Word of Salvation – January 2019
B.C.28 – Living Members
Sermon by Rev. John Westendorp
Scripture Readings: Ephesians 4:1-16 & 1Corinthians 12:1-20
Text: 1Corinthians 12:27
Introd: When we talk about the Church we must make an important distinction
between the Church as an ORGANISM
and the Church as an ORGANISATION.
Scripture won’t allow us to think of the Church as some sort of club.
We cannot compare it to a sporting club… or a service club.
We have to see beyond just the organisational aspects of the Church.
Things such as programs and functions, office bearers and worship services…
important as those things are.
Instead of an organisation we must see the Church is first of all an ORGANISM.
A living, growing thing… where every part has a purpose and a place.
A living organism that has one source of life… and that is Jesus Christ.
The Biblical view of the Church then is that it is an organism.
And that helps to see the unity of the Church of Jesus Christ.
It enables us to look beyond our denominational boundaries.
There is the one Bride of Christ… the one Body of Christ.
It is drawn from every tribe and nation… from every period of history.
It is made up of all who confess Jesus Christ as the Son of the living God.
Today we want to look a little more closely at this ORGANISM that is the Christian Church.
And then especially at Paul’s image of the Church in I Cor. 12.
We can’t cover that whole chapter so we’ll concentrate on some central issues.
A] ONE BODY MADE UP OF MANY PARTS.
- The thing that strikes us immediately is that here too the Church is spoken of as a BODY.
IOW it is again seen in terms of an organism…
that living, growing thing made up of many parts…
yet where all the parts function together as they share a common life.
It is stating the obvious to say that a body is not an organisation it is an organism.
A body is not assembled in a factory where all the parts are put together.
In cartoons our children certainly meet bionic creatures
the ‘mighty machine men’, their parts organised and assembled in a factory.
But that is part of a pretend world and a very de-humanised one at that.
But you didn’t come into the world that way and neither did I.
Comedians sing about the ankle bone being connected to the shin bone etc.
But that wasn’t something that was organised that way… it grew that way.
A body is an organism and not an organisation.
However in Corinthians 12 when Paul speaks about the BODY of Christ
he is no longer thinking about that universal Church of all ages and all places.
He’s thinking very much of a local Church – including its organisational aspects.
Paul says to these Corinthian Christians: “YOU… (you Corinthians) are the Body of Christ.”
So we now have to change our thinking a little.
The Body of Christ does not mean here what it meant in Ephesians 4.
Not the invisible Church… the mystical universal Body of Christ…
something that embraces Baptists and Presbyterians, Anglicans, Reformed
and all others who trust in Christ alone.
Instead we now have to think of Body of Christ in terms of our local congregation.

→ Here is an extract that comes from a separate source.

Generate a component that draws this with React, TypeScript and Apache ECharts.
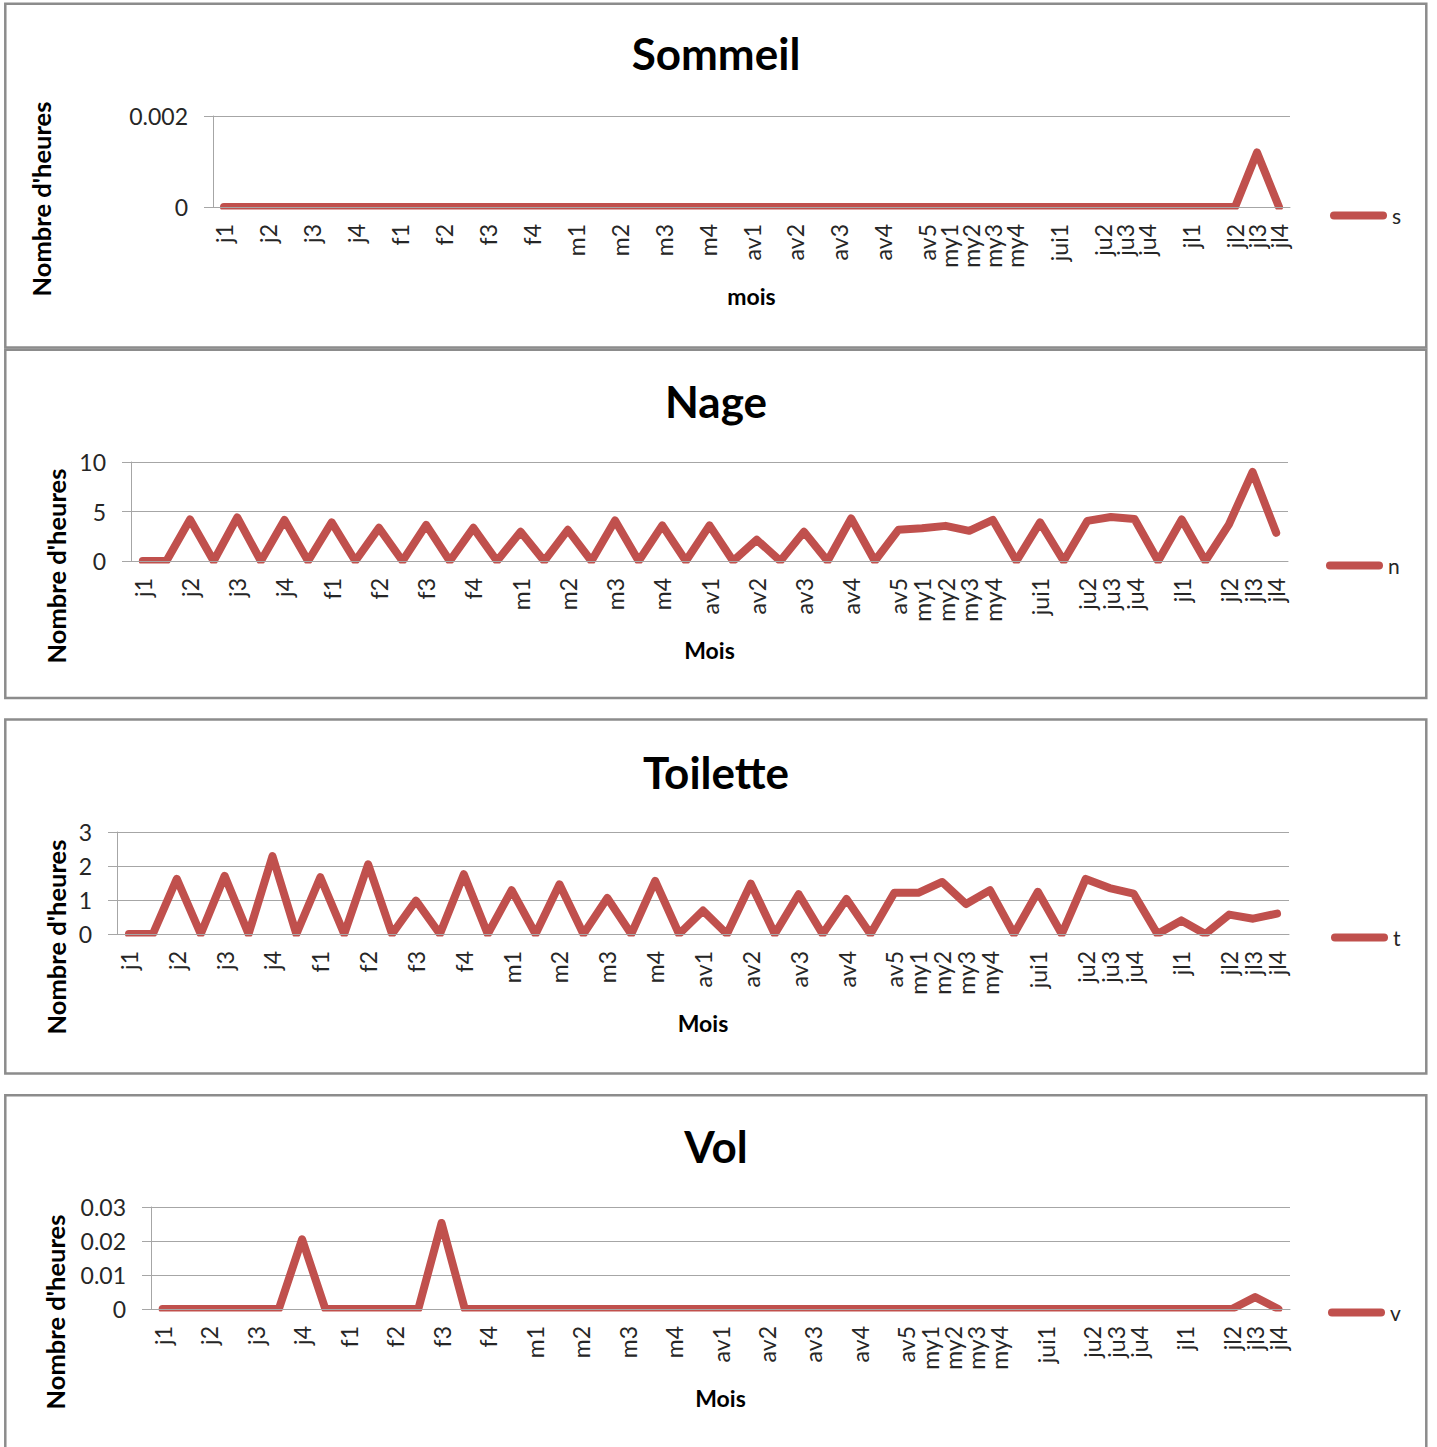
import React, { useEffect, useRef } from 'react';
import * as echarts from 'echarts';

// ---------- data ----------
const categories = [
  'j1', '', 'j2', '', 'j3', '', 'j4', '',
  'f1', '', 'f2', '', 'f3', '', 'f4', '',
  'm1', '', 'm2', '', 'm3', '', 'm4', '',
  'av1', '', 'av2', '', 'av3', '', 'av4', '',
  'av5', 'my1', 'my2', 'my3', 'my4', '',
  'jui1', '', 'ju2', 'ju3', 'ju4', '',
  'jl1', '', 'jl2', 'jl3', 'jl4',
];

const sommeilValues = [
  0, 0, 0, 0, 0, 0, 0, 0,
  0, 0, 0, 0, 0, 0, 0, 0,
  0, 0, 0, 0, 0, 0, 0, 0,
  0, 0, 0, 0, 0, 0, 0, 0,
  0, 0, 0, 0, 0, 0,
  0, 0, 0, 0, 0, 0,
  0, 0, 0, 0.0012, 0,
];

const nageValues = [
  0, 0, 4.2, 0, 4.4, 0, 4.15, 0,
  3.9, 0, 3.35, 0, 3.65, 0, 3.35, 0,
  2.95, 0, 3.15, 0, 4.1, 0, 3.6, 0,
  3.6, 0, 2.15, 0, 2.95, 0, 4.3, 0,
  3.15, 3.3, 3.55, 3.05, 4.15, 0,
  3.9, 0, 4.05, 4.45, 4.25, 0,
  4.2, 0, 3.7, 9.0, 2.85,
];

const toiletteValues = [
  0, 0, 1.62, 0, 1.71, 0, 2.29, 0,
  1.67, 0, 2.05, 0, 0.98, 0, 1.76, 0,
  1.29, 0, 1.46, 0, 1.06, 0, 1.56, 0,
  0.69, 0, 1.48, 0, 1.17, 0, 1.03, 0,
  1.21, 1.21, 1.53, 0.88, 1.29, 0,
  1.24, 0, 1.62, 1.35, 1.19, 0,
  0.4, 0, 0.57, 0.45, 0.6,
];

const volValues = [
  0, 0, 0, 0, 0, 0, 0.0205, 0,
  0, 0, 0, 0, 0.0253, 0, 0, 0,
  0, 0, 0, 0, 0, 0, 0, 0,
  0, 0, 0, 0, 0, 0, 0, 0,
  0, 0, 0, 0, 0, 0,
  0, 0, 0, 0, 0, 0,
  0, 0, 0, 0.0035, 0,
];

const chartTitles = ['Sommeil', 'Nage', 'Toilette', 'Vol'];
const seriesNames = ['s', 'n', 't', 'v'];
const xAxisTitles = ['mois', 'Mois', 'Mois', 'Mois'];
const yAxisTitle = "Nombre d'heures";
const yMax = [0.002, 10, 3, 0.03];
const yInterval = [0.002, 5, 1, 0.01];
const seriesData = [sommeilValues, nageValues, toiletteValues, volValues];

// ---------- layout / style ----------
const FONT = 'Lato, "Open Sans", sans-serif';
const RED = '#C0504D';
const GRAY = '#A6A6A6';
const TEXT = '#262626';
const BORDER = '#8C8C8C';
const AXIS_OFFSET = 2;

const layouts = [
  { box: [5.3, 3.8, 1421, 343.7], titleY: 53, grid: { left: 213, right: 1290, top: 116, bottom: 207 }, yTitle: [41, 199], legend: [1330, 216] },
  { box: [5.3, 349.8, 1421, 348.2], titleY: 401, grid: { left: 131, right: 1288, top: 462, bottom: 561 }, yTitle: [56, 566], legend: [1326, 566] },
  { box: [5.3, 719.5, 1421, 354], titleY: 772, grid: { left: 117, right: 1289, top: 832, bottom: 934 }, yTitle: [56, 937], legend: [1331, 938] },
  { box: [5.3, 1095.3, 1421, 370], titleY: 1146, grid: { left: 151, right: 1290, top: 1207, bottom: 1309 }, yTitle: [55, 1312], legend: [1328, 1313] },
];

const LEGEND_ICON = 'path://M4,0 H53 A4,4 0 0 1 53,8 H4 A4,4 0 0 1 4,0 Z';

function buildOption(): any {
  const graphicElements: any[] = [];
  layouts.forEach((l, i) => {
    graphicElements.push({
      type: 'rect', silent: true, z: 1,
      shape: { x: l.box[0], y: l.box[1], width: l.box[2], height: l.box[3] },
      style: { fill: 'rgba(0,0,0,0)', stroke: BORDER, lineWidth: 2.5 },
    });
    graphicElements.push({
      type: 'text', silent: true, z: 20, x: 716, y: l.titleY,
      style: {
        text: chartTitles[i], fontSize: 44, fontWeight: 'bold', fontFamily: FONT, fill: '#000',
        textAlign: 'center', align: 'center', textVerticalAlign: 'middle', verticalAlign: 'middle',
      },
    });
    graphicElements.push({
      type: 'text', silent: true, z: 20, x: l.yTitle[0], y: l.yTitle[1], rotation: Math.PI / 2,
      style: {
        text: yAxisTitle, fontSize: 25.5, fontWeight: 'bold', fontFamily: FONT, fill: '#000',
        textAlign: 'center', align: 'center', textVerticalAlign: 'middle', verticalAlign: 'middle',
      },
    });
    // plot-area clipping band (Excel clips the line at the plot area edge)
    graphicElements.push({
      type: 'rect', silent: true, z: 5,
      shape: { x: l.grid.left + 1, y: l.grid.bottom + AXIS_OFFSET + 0.5, width: l.grid.right - l.grid.left, height: 5 },
      style: { fill: '#ffffff' },
    });
  });

  return {
    animation: false,
    backgroundColor: '#ffffff',
    color: [RED],
    textStyle: { fontFamily: FONT },
    grid: layouts.map((l) => ({
      left: l.grid.left,
      top: l.grid.top,
      width: l.grid.right - l.grid.left,
      height: l.grid.bottom - l.grid.top,
      containLabel: false,
      outerBoundsMode: 'none',
    })),
    xAxis: layouts.map((l, i) => ({
      type: 'category',
      gridIndex: i,
      data: categories,
      boundaryGap: true,
      offset: AXIS_OFFSET,
      z: 10,
      axisLine: { show: true, lineStyle: { color: GRAY, width: 1 } },
      axisTick: { show: false },
      splitLine: { show: false },
      axisLabel: { interval: 0, rotate: 90, margin: 15, fontSize: 23, fontFamily: FONT, color: TEXT },
      name: xAxisTitles[i],
      nameLocation: 'middle',
      nameGap: 75,
      nameTextStyle: { fontSize: 23, fontWeight: 'bold', fontFamily: FONT, color: '#000' },
    })),
    yAxis: layouts.map((l, i) => ({
      type: 'value',
      gridIndex: i,
      min: 0,
      max: yMax[i],
      interval: yInterval[i],
      axisLine: { show: true, lineStyle: { color: GRAY, width: 1 } },
      axisTick: { show: true, length: 9, lineStyle: { color: GRAY } },
      splitLine: { show: true, lineStyle: { color: GRAY, width: 1 } },
      axisLabel: { margin: 25, fontSize: 23, fontFamily: FONT, color: TEXT },
    })),
    legend: layouts.map((l, i) => ({
      data: [seriesNames[i]],
      left: l.legend[0],
      top: l.legend[1] - 11,
      orient: 'horizontal',
      padding: 0,
      itemGap: 0,
      itemWidth: 57,
      itemHeight: 8,
      icon: LEGEND_ICON,
      selectedMode: false,
      textStyle: { fontSize: 21, fontFamily: FONT, color: TEXT },
    })),
    series: seriesData.map((d, i) => ({
      type: 'line',
      name: seriesNames[i],
      xAxisIndex: i,
      yAxisIndex: i,
      data: d,
      symbol: 'none',
      showSymbol: false,
      z: 2,
      color: RED,
      itemStyle: { color: RED },
      lineStyle: { color: RED, width: 8, cap: 'round', join: 'round' },
    })),
    graphic: { elements: graphicElements },
  };
}

export default function App() {
  const ref = useRef<HTMLDivElement>(null);
  useEffect(() => {
    if (!ref.current) return;
    const chart = echarts.init(ref.current, undefined, { renderer: 'svg' });
    chart.setOption(buildOption());
    return () => chart.dispose();
  }, []);
  return (
    <div
      ref={ref}
      style={{ position: 'absolute', left: 0, top: 0, width: 1437, height: 1447, background: '#fff' }}
    />
  );
}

You – the local Church – are the Body of Christ.
Every local Church – no matter how small or large – is a manifestation of the Body of Christ.

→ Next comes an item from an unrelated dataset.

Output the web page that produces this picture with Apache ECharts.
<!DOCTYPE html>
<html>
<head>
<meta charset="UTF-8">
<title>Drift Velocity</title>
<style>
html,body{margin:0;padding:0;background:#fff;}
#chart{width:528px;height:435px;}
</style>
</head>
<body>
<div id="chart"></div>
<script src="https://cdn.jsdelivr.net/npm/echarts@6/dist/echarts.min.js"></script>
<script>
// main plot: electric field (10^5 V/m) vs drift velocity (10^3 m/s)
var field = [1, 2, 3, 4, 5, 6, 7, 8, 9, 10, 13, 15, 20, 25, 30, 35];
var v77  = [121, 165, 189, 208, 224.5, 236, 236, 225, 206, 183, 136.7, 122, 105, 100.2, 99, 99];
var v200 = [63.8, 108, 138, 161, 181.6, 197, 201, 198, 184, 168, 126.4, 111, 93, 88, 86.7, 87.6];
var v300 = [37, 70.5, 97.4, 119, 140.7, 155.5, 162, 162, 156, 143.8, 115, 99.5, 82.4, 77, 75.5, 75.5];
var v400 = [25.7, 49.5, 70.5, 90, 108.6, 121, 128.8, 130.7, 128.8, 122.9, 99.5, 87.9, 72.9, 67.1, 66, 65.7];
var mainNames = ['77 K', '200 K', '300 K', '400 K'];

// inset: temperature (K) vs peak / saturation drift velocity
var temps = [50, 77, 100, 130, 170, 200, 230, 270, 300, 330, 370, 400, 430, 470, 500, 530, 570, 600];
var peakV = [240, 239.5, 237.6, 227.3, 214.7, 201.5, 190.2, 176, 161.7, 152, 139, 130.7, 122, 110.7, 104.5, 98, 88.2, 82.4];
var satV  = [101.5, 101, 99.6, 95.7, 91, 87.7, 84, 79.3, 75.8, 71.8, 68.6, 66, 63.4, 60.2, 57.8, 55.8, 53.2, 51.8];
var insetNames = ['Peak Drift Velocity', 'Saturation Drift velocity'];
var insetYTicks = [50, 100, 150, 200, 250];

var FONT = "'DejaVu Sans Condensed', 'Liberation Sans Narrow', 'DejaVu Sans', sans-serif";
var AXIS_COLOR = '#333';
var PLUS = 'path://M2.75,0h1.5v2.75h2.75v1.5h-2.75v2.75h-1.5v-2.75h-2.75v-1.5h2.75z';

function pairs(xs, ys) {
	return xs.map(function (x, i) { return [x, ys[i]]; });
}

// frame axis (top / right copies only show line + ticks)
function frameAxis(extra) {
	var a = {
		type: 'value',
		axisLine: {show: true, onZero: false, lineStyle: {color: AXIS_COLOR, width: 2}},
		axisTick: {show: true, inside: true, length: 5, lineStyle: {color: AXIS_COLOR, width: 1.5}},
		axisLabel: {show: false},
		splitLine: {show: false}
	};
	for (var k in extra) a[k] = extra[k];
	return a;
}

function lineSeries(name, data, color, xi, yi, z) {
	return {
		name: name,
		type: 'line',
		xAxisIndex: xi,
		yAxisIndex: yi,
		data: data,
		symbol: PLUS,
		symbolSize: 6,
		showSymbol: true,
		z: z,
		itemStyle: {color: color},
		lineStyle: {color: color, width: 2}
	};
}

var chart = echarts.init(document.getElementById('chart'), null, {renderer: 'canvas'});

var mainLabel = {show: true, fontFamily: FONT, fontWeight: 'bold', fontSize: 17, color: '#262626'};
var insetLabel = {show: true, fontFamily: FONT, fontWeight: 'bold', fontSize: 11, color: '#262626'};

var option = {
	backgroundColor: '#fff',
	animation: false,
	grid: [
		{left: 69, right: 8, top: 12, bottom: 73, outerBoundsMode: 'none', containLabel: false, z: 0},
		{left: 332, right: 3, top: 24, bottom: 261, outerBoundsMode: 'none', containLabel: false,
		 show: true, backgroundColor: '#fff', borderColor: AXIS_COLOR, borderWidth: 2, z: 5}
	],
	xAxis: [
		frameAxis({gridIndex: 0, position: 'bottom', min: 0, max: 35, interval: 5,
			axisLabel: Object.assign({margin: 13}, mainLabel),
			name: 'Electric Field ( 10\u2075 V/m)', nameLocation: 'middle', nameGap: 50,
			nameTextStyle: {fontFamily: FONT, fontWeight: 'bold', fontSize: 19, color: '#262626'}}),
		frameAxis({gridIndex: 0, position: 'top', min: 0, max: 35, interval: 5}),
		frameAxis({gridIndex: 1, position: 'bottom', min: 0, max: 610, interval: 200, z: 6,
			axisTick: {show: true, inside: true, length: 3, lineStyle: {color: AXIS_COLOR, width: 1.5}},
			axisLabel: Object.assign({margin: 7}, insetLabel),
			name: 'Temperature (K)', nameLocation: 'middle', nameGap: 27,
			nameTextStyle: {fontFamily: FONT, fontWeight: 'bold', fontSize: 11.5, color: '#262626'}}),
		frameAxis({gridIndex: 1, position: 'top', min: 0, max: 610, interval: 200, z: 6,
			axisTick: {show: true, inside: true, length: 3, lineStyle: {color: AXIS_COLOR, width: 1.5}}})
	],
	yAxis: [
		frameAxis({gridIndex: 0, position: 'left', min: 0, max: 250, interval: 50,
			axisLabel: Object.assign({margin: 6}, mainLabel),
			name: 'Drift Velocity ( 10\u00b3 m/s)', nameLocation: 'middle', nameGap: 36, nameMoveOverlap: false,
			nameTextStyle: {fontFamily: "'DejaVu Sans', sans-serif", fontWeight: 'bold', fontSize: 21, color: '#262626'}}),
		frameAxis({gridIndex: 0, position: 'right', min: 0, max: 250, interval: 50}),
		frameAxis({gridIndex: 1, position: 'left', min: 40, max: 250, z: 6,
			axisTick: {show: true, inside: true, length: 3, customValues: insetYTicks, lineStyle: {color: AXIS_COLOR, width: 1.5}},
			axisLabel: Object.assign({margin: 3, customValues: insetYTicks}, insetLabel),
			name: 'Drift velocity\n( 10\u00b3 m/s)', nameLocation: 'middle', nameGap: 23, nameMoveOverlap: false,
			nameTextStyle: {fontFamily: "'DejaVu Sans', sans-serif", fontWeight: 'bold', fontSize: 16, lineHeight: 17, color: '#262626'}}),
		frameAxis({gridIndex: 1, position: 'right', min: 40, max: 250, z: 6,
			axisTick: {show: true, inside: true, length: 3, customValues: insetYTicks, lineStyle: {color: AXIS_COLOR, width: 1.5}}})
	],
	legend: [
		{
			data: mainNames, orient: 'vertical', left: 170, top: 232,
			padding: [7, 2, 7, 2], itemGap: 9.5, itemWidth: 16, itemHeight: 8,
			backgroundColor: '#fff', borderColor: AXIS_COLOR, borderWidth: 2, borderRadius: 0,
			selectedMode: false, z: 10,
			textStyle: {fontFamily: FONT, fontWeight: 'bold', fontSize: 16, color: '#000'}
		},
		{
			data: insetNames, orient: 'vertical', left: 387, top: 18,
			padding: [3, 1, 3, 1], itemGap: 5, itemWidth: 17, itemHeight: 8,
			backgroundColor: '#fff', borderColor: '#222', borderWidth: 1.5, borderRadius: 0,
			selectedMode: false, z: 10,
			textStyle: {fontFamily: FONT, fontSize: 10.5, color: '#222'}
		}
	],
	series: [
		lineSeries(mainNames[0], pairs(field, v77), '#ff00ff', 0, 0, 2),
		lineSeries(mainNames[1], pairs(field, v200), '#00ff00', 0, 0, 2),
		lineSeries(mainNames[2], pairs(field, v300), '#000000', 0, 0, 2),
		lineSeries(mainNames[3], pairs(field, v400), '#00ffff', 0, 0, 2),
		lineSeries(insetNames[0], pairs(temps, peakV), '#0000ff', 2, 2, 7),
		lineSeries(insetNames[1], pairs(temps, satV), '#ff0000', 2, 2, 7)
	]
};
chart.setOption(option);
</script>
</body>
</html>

That’s an important matter to remember.
More and more we also want to look at the organisational side of the Church.
The local congregation as we experience it here and now
with its programs and functions and everything else that goes with it.
That is also what Paul is speaking about… the local Church at Corinth.
But even here we must still do justice to the Church as an ORGANISM.
Even when we think of OUR congregation.
We must NOT see it first of all in terms of a club or organisation.
We must see it as a living, growing organism.
All the parts share in a common life.
Every local Church is complete in itself… an organism… the Body of Christ.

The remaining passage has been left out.